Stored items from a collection
____
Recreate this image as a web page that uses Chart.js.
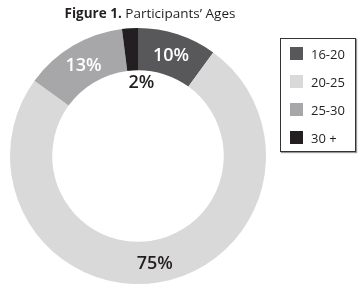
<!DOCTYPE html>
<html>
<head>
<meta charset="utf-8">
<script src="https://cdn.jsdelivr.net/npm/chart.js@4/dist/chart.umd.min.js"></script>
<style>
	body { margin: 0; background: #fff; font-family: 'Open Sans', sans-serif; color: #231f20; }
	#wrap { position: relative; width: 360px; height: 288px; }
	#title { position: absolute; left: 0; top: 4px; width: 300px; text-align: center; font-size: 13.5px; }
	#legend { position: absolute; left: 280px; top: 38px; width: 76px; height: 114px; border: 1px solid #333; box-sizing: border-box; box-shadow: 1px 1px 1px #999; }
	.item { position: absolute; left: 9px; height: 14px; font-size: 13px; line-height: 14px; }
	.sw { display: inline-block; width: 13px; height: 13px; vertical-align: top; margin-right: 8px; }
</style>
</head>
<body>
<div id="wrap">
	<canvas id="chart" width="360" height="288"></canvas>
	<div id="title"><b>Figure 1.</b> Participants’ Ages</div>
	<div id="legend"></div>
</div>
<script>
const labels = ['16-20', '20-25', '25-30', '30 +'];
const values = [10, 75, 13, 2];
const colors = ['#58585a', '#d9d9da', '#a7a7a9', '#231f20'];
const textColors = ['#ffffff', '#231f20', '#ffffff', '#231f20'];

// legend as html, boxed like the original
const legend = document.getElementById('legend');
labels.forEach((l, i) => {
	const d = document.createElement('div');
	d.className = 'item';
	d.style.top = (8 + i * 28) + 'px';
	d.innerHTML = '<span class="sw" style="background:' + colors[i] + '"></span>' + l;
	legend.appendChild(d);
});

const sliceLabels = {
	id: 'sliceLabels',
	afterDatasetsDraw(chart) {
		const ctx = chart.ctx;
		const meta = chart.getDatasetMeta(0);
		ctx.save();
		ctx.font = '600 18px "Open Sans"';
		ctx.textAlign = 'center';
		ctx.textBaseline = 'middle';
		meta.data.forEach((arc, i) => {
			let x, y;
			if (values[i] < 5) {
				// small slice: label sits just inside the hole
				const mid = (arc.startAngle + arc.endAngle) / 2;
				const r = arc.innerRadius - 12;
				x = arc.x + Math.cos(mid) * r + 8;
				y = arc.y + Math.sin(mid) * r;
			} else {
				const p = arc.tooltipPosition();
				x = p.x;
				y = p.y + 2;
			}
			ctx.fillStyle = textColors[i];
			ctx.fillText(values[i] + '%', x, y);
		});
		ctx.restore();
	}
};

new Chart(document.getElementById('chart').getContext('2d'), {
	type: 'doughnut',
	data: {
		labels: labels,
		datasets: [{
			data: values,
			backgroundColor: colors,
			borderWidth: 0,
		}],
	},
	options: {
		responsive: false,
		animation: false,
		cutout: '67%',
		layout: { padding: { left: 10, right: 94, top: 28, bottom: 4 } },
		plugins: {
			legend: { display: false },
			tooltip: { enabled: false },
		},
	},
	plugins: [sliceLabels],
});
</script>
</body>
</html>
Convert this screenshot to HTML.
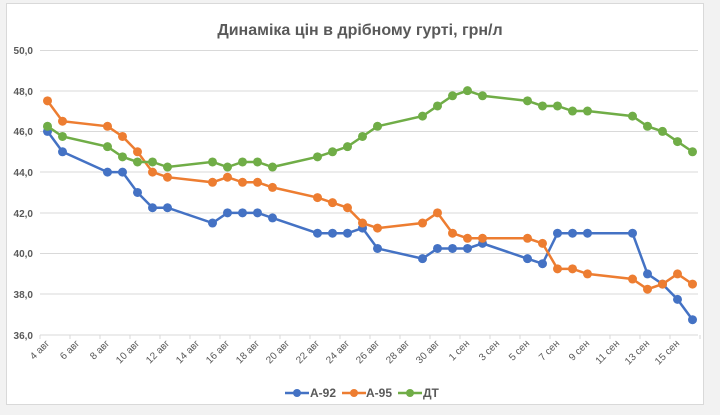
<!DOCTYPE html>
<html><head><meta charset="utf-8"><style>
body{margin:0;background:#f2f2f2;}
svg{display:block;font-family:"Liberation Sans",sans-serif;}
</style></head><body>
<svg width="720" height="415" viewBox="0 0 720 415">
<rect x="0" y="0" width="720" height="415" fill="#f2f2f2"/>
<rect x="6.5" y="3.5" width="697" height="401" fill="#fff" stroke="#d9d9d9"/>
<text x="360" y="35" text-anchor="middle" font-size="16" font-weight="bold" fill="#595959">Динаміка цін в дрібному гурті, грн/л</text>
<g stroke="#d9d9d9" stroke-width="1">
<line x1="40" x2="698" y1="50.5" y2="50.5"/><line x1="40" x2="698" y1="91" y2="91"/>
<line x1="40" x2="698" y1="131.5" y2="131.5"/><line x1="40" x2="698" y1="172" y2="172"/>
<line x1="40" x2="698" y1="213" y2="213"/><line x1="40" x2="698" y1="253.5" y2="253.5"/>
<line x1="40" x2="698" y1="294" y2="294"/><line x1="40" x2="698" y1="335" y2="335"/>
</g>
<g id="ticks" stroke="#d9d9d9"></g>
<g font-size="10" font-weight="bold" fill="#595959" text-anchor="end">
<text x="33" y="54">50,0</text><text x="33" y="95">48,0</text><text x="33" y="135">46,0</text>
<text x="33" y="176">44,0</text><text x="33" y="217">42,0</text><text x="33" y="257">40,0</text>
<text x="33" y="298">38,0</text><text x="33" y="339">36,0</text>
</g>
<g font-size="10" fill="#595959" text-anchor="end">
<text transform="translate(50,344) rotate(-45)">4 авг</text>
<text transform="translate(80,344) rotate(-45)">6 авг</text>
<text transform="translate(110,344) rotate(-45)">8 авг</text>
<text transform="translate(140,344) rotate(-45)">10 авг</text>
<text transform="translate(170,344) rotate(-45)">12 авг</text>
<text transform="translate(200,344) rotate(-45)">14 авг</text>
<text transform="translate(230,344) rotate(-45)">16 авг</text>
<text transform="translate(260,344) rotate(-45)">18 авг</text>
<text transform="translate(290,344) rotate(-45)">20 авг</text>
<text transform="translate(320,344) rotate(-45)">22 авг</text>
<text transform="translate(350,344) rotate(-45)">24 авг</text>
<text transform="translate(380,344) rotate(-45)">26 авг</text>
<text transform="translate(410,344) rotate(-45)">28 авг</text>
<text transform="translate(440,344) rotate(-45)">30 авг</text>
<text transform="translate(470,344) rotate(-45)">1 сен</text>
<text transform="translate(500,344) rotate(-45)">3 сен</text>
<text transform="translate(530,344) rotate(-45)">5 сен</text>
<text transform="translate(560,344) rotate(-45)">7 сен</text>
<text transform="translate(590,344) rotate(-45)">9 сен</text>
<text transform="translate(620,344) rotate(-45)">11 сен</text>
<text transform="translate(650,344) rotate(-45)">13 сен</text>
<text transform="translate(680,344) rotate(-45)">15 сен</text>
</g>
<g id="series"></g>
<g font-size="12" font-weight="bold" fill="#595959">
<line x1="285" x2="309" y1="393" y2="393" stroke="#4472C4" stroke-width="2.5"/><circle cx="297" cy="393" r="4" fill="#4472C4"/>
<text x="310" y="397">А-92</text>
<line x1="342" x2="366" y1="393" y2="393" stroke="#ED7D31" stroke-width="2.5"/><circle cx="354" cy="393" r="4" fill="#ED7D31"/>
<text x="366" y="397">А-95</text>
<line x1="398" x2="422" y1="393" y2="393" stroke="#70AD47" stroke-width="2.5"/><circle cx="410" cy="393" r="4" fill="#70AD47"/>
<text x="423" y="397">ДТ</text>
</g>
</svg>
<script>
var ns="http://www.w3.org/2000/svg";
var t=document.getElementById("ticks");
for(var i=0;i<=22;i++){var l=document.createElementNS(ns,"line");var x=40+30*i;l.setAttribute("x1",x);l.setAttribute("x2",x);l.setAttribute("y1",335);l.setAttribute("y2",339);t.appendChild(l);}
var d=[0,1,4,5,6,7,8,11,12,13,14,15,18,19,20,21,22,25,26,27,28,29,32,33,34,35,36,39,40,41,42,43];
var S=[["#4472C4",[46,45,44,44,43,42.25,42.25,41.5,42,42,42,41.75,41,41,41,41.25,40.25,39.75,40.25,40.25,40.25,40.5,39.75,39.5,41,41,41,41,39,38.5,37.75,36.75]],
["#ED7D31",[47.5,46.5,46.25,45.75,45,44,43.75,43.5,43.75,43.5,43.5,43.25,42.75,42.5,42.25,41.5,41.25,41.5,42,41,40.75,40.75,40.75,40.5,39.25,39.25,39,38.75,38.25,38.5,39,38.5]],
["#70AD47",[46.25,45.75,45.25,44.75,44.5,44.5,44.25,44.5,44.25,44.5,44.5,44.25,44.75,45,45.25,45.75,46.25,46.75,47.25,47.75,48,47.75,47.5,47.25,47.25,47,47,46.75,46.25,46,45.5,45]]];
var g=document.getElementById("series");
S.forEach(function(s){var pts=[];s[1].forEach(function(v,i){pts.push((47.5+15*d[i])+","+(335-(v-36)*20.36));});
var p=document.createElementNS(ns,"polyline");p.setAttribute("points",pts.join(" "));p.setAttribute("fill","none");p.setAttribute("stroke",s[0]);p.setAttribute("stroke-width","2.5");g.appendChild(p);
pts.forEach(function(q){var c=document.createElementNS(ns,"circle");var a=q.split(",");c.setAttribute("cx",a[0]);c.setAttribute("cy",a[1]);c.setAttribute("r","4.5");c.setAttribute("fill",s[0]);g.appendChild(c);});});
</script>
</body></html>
____
Task to complete: Single out each line of the records above with the string "this" in it, and copy it.

Full answer:
Recreate this image as a web page that uses Chart.js.
Convert this screenshot to HTML.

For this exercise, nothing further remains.